1. The question in this appeal is whether the plaintiff in the suit is entitled to claim interest and costs. Her deceased husband subscribed to a chit, of which the father of the defendant was the karaiswan. He paid 17 instalments before his death, after which the plaintiff paid the remaining four. The chit closed on 6th April 1919 and. Rs. 2,100 were then due to her. She claimed this sum, but the karaiswan did not discharge till August 1922, his pretext being that till that time her title was in question in a suit brought by her brother-in-law. This pretext did not commend itself to the District Munsif who tried the suit or to the Subordinate Judge who dismissed the first appeal. In second appeal however, Spencer, J., came to the opposite conclusion, finding that the karaiswan was justified in withholding the money till the suit had been concluded.
2. The facts are these: The plaintiff's husband died in February 1917. Some months later the plaintiff applied for a succession certificate which was opposed by her brother-in-law, on the strength of a will alleged to have been executed by her husband, of which he produced not the original but what purported to be a duplicate. A certificate was issued to the plaintiff on her
undertaking not to collect the outstandings due to the deceased for one month from the date of the certificate in order to enable the respondent to file a suit to prove the will.

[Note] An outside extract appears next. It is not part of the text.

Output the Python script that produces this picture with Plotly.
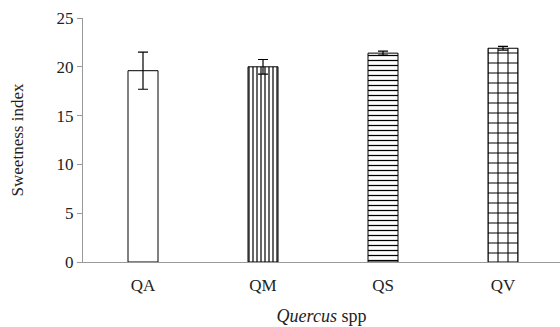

3. A few days later the suit was filed. The brother-in-law applied for an injunction against the widow, but it was refused as regards the amount now in question. This occurred on 15th October 1918. The intention of the Judge who granted the certificate is perfectly clear. The widow was not to collect the money for a month. If in that time no suit was filed she could collect it at once. If a suit was filed further proceedings were left to the Court which was seised of it. The brother-in-law failed to get a further stay and the karaiswan could not plead good faith when he refused to pay the money on the date on which it fell due. Nor was that all. A week after the injunction had been refused, the Munsif found on a preliminary issue of law that the will propounded could not be sued on in the absence of probate or letters of administration. The present defendant 1 was a defendant in that 'suit and was dismissed from it on 21st October 1918. As the Munsif has remarked, from that date he was free to pay the money to the widow. The will had been pronounced to be useless and there was no injunction against him. Under the circumstances Section 16, Succession Certificate Act, afforded him a complete indemnity. It is idle to plead that it was still open to the brother-in-law to apply for probate before his suit was disposed of, for he made no effort nor was he likely to do so. The karaiswan, however, went on refusing to pay on the ground that, if the brother-in-law's suit succeeded, he might have to pay twice over. As the Munsif has observed:
Defendant, would not have been lacking in bona fides in paying over to the plaintiff, only if he had reasonable grounds to suspect that the certificate was not validly obtained, but when once the certificate had been placed beyond challenge by the alleged will being put aside, the defendant could make no excuse to the holder of the certificate.
4. In these observations we concur. We think that the defendant did not act in good faith in refusing to pay, as he was completely indemnified. It is contended that the plaintiff is not entitled to interest as, in her notice she claimed interest on the terms of the contract, which does not provide for it. We see no reason to accede to this contention. It is sufficient that she claimed interest. In what form or at what rate she claimed it is not material. We think that the Subordinate Judge's decision was right and restore it with costs throughout, subject to one reservation.
5. The costs of the plaintiff's memorandum of objections, which was dismissed, must be excluded from the costs which have to be paid by the respondents.